From Deseret News archives:
Fossil find excites scientists
Scientists work to retrieve plesiosaur fossils in S. Utah
The towering walls of nearby cliff walls are replaced by a vast, shallow sea. A rocky outcrop reverts to a sandy shoreline. The Tropic Shale is gone, the rock once again the sea's mud floor. Suddenly, small fish scatter as a giant, robust reptile hurtles after them, arms and legs shaped like paddles propelling it as fast as a shark can swim, its mouth wide open and 100 sharp teeth showing.
It is a plesiosaur, a top predator in that long-disappeared ocean.
The best-preserved plesiosaur ever discovered in the region is being removed from the shale and taken to a museum in Flagstaff, Ariz. Scientists say it's a new species, judging by its morphology.
On Tuesday, officials of Glen Canyon National Recreation Area, where it was found two years ago, led reporters to the site. They asked that details about the location not be published, other than the fact that it is on the Utah side of Lake Powell. About five paleontologists and volunteers are working here at any time, and as many as 15 have helped since the dig started in earnest two weeks ago.
"The sea extended from about Cedar City in Utah to Kansas," said Dave Gillette, chief of the excavation. "It was warm water, and it had lots of life in it."
The former Utah state paleontologist, Gillette is now Colbert curator of paleontology at the Museum of Northern Arizona, Flagstaff. He hopes the last massive slab of rock and fossils will be carried out before the Fourth of July, when visitors may interrupt the work. It will have to be moved by litter so that vehicle tracks don't mar the desert landscape.
The plesiosaur is an extinct reptile whose family died out when the dinosaurs did, 65 million years ago long after the newly found animal was swimming here. It was related to both dinosaurs and crocodiles. While many may imagine plesiosaurs as looking like the mythical "Nessie," with its long neck, this one happens to be a short-neck variety.
Gillette said its general body plan was something like that of a porpoise or seal. The reptiles were big, with some from this area reaching 20 feet long.

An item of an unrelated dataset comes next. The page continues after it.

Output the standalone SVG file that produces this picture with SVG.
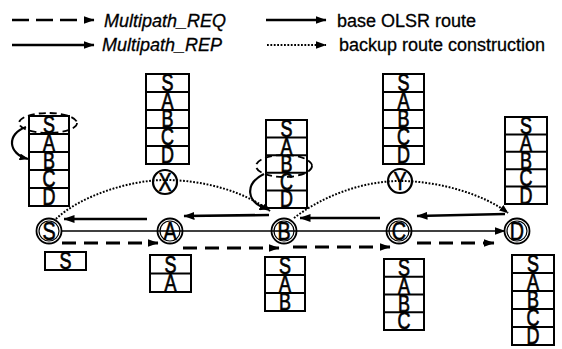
<svg xmlns="http://www.w3.org/2000/svg" width="562" height="349" viewBox="0 0 562 349">
  <style>
    .bg{fill:#fff}
    .tbl{fill:none;stroke:#000;stroke-width:2}
    .lt{font-family:"Liberation Sans",Arial,sans-serif;font-size:23px;text-anchor:middle;fill:#000;stroke:#000;stroke-width:.7;transform-box:fill-box;transform-origin:center;transform:scaleX(.78)}
    .nl{font-family:"Liberation Sans",Arial,sans-serif;font-size:26px;text-anchor:middle;fill:#000;stroke:#000;stroke-width:.6;transform-box:fill-box;transform-origin:center;transform:scaleX(.76)}
    .ring-o{fill:none;stroke:#000;stroke-width:1.8}
    .ring-i{fill:none;stroke:#000;stroke-width:1.2}
    .ring{fill:none;stroke:#000;stroke-width:2.2}
    .leg{font-family:"Liberation Sans",Arial,sans-serif;font-size:18px;fill:#000;stroke:#000;stroke-width:.3}
    .it{font-style:italic}
    .base{fill:none;stroke:#000;stroke-width:1.7}
    .rep{fill:none;stroke:#000;stroke-width:2.6}
    .req{fill:none;stroke:#000;stroke-width:3;stroke-dasharray:14 8}
    .lreq{fill:none;stroke:#000;stroke-width:2.4;stroke-dasharray:17 7}
    .dot{fill:none;stroke:#000;stroke-width:2;stroke-dasharray:1.8 1.6}
    .oval{fill:none;stroke:#000;stroke-width:1.8;stroke-dasharray:7 4}
    .hook{fill:none;stroke:#000;stroke-width:2.2}
  </style>
  <defs>
    <marker id="ah" viewBox="0 0 11 8" refX="10.5" refY="4" markerWidth="11" markerHeight="8" markerUnits="userSpaceOnUse" orient="auto">
      <path d="M0,0 L11,4 L0,8 z" fill="#000"/>
    </marker>
    <marker id="ahs" viewBox="0 0 9 7" refX="8.5" refY="3.5" markerWidth="9" markerHeight="7" markerUnits="userSpaceOnUse" orient="auto">
      <path d="M0,0 L9,3.5 L0,7 z" fill="#000"/>
    </marker>
  </defs>
  <rect class="bg" x="0" y="0" width="562" height="349"/>

  <!-- legend -->
  <g id="legend">
    <path class="lreq" d="M12,20 L94,20" marker-end="url(#ah)"/>
    <text class="leg it" x="104" y="27">Multipath_REQ</text>
    <path class="rep" d="M12,45 L94,45" marker-end="url(#ah)"/>
    <text class="leg it" x="102" y="51">Multipath_REP</text>
    <path class="rep" d="M266,20 L326,20" marker-end="url(#ah)"/>
    <text class="leg" x="337" y="27">base OLSR route</text>
    <path class="dot" d="M267,45 L326,45" marker-end="url(#ah)"/>
    <text class="leg" x="339" y="51">backup route construction</text>
  </g>

  <!-- connectors -->
  <g id="connectors">
    <!-- base OLSR route -->
    <path class="base" d="M62,231 L505,231" marker-end="url(#ah)"/>
    <!-- Multipath_REP -->
    <path class="rep" d="M147,219 L64,219" marker-end="url(#ah)"/>
    <path class="rep" d="M269,215 L184,216" marker-end="url(#ah)"/>
    <path class="rep" d="M380,218 L300,218" marker-end="url(#ah)"/>
    <path class="rep" d="M505,214 L417,216" marker-end="url(#ah)"/>
    <!-- Multipath_REQ -->
    <path class="req" d="M62,243 L158,243" marker-end="url(#ah)"/>
    <path class="req" d="M183,248 L279,248" marker-end="url(#ah)"/>
    <path class="req" d="M293,247 L390,247" marker-end="url(#ah)"/>
    <path class="req" d="M417,243 L494,243" marker-end="url(#ah)"/>
    <!-- backup routes -->
    <path class="dot" d="M56,219 C80,196 130,180 165,180 C205,180 245,192 270,211" marker-end="url(#ahs)"/>
    <path class="dot" d="M294,218 C320,198 360,181 400,181 C440,181 485,195 508,213" marker-end="url(#ahs)"/>
    <!-- loop detection marks -->
    <ellipse class="oval" cx="48" cy="123" rx="29" ry="10"/>
    <path class="hook" d="M26,127 C6,134 8,154 28,159" marker-end="url(#ahs)"/>
    <ellipse class="oval" cx="284" cy="166" rx="28" ry="11"/>
    <path class="hook" d="M264,174 C244,184 246,203 268,209" marker-end="url(#ahs)"/>
  </g>

  <!-- route tables above -->
  <g id="table-S-top">
    <rect class="tbl" x="29" y="116" width="40" height="90"/>
    <path class="tbl" d="M29,134H69M29,152H69M29,170H69M29,188H69"/>
    <text class="lt" x="49" y="133.5">S</text><text class="lt" x="49" y="151.5">A</text><text class="lt" x="49" y="169.5">B</text><text class="lt" x="49" y="187.5">C</text><text class="lt" x="49" y="205.5">D</text>
  </g>
  <g id="table-X">
    <rect class="tbl" x="146" y="74" width="43" height="90"/>
    <path class="tbl" d="M146,92H189M146,110H189M146,128H189M146,146H189"/>
    <text class="lt" x="167.5" y="91.5">S</text><text class="lt" x="167.5" y="109.5">A</text><text class="lt" x="167.5" y="127.5">B</text><text class="lt" x="167.5" y="145.5">C</text><text class="lt" x="167.5" y="163.5">D</text>
  </g>
  <g id="table-B-top">
    <rect class="tbl" x="266" y="120" width="41" height="88"/>
    <path class="tbl" d="M266,137.6H307M266,155.2H307M266,172.8H307M266,190.4H307"/>
    <text class="lt" x="286.5" y="137">S</text><text class="lt" x="286.5" y="154.6">A</text><text class="lt" x="286.5" y="172.2">B</text><text class="lt" x="286.5" y="189.8">C</text><text class="lt" x="286.5" y="207.4">D</text>
  </g>
  <g id="table-Y">
    <rect class="tbl" x="383" y="74" width="41" height="90"/>
    <path class="tbl" d="M383,92H424M383,110H424M383,128H424M383,146H424"/>
    <text class="lt" x="403.5" y="91.5">S</text><text class="lt" x="403.5" y="109.5">A</text><text class="lt" x="403.5" y="127.5">B</text><text class="lt" x="403.5" y="145.5">C</text><text class="lt" x="403.5" y="163.5">D</text>
  </g>
  <g id="table-D-top">
    <rect class="tbl" x="505" y="117" width="42" height="87"/>
    <path class="tbl" d="M505,134.4H547M505,151.8H547M505,169.2H547M505,186.6H547"/>
    <text class="lt" x="526" y="134">S</text><text class="lt" x="526" y="151.4">A</text><text class="lt" x="526" y="168.8">B</text><text class="lt" x="526" y="186.2">C</text><text class="lt" x="526" y="203.6">D</text>
  </g>

  <!-- route tables below -->
  <g id="table-S-bottom">
    <rect class="tbl" x="45" y="252" width="41" height="18"/>
    <text class="lt" x="65.5" y="269.5">S</text>
  </g>
  <g id="table-A-bottom">
    <rect class="tbl" x="150" y="255" width="41" height="37"/>
    <path class="tbl" d="M150,273.5H191"/>
    <text class="lt" x="170.5" y="273">S</text><text class="lt" x="170.5" y="291.5">A</text>
  </g>
  <g id="table-B-bottom">
    <rect class="tbl" x="265" y="257" width="40" height="54"/>
    <path class="tbl" d="M265,275H305M265,293H305"/>
    <text class="lt" x="285" y="274.5">S</text><text class="lt" x="285" y="292.5">A</text><text class="lt" x="285" y="310.5">B</text>
  </g>
  <g id="table-C-bottom">
    <rect class="tbl" x="384" y="259" width="40" height="71"/>
    <path class="tbl" d="M384,276.75H424M384,294.5H424M384,312.25H424"/>
    <text class="lt" x="404" y="276.2">S</text><text class="lt" x="404" y="294">A</text><text class="lt" x="404" y="311.7">B</text><text class="lt" x="404" y="329.5">C</text>
  </g>
  <g id="table-D-bottom">
    <rect class="tbl" x="512" y="255" width="42" height="90"/>
    <path class="tbl" d="M512,273H554M512,291H554M512,309H554M512,327H554"/>
    <text class="lt" x="533" y="272.5">S</text><text class="lt" x="533" y="290.5">A</text><text class="lt" x="533" y="308.5">B</text><text class="lt" x="533" y="326.5">C</text><text class="lt" x="533" y="344.5">D</text>
  </g>

  <!-- nodes -->
  <g id="node-S">
    <circle class="ring-o" cx="49" cy="231" r="12.5"/><circle class="ring-i" cx="49" cy="231" r="10"/>
    <text class="nl" x="49" y="240">S</text>
  </g>
  <g id="node-A">
    <circle class="ring-o" cx="170" cy="231" r="12.5"/><circle class="ring-i" cx="170" cy="231" r="10"/>
    <text class="nl" x="170" y="240">A</text>
  </g>
  <g id="node-B">
    <circle class="ring-o" cx="284" cy="231" r="12.5"/><circle class="ring-i" cx="284" cy="231" r="10"/>
    <text class="nl" x="284" y="240">B</text>
  </g>
  <g id="node-C">
    <circle class="ring-o" cx="399" cy="231" r="12.5"/><circle class="ring-i" cx="399" cy="231" r="10"/>
    <text class="nl" x="399" y="240">C</text>
  </g>
  <g id="node-D">
    <circle class="ring-o" cx="517" cy="231" r="12.5"/><circle class="ring-i" cx="517" cy="231" r="10"/>
    <text class="nl" x="517" y="240">D</text>
  </g>
  <g id="node-X">
    <circle class="ring" cx="165" cy="182" r="12"/>
    <text class="nl" x="165" y="191">X</text>
  </g>
  <g id="node-Y">
    <circle class="ring" cx="400" cy="181" r="12"/>
    <text class="nl" x="400" y="190">Y</text>
  </g>
</svg>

Lex Newcomb, an official at GCNRA, has been putting together a paleontological management plan for the recreation area, which is a unit of the National Park Service. Park officials commissioned the Museum of Northern Arizona for the project. A survey crew member ran across the plesiosaur two years ago, and because it is on an eroding hillside, saving the fragile fossil is deemed an emergency project.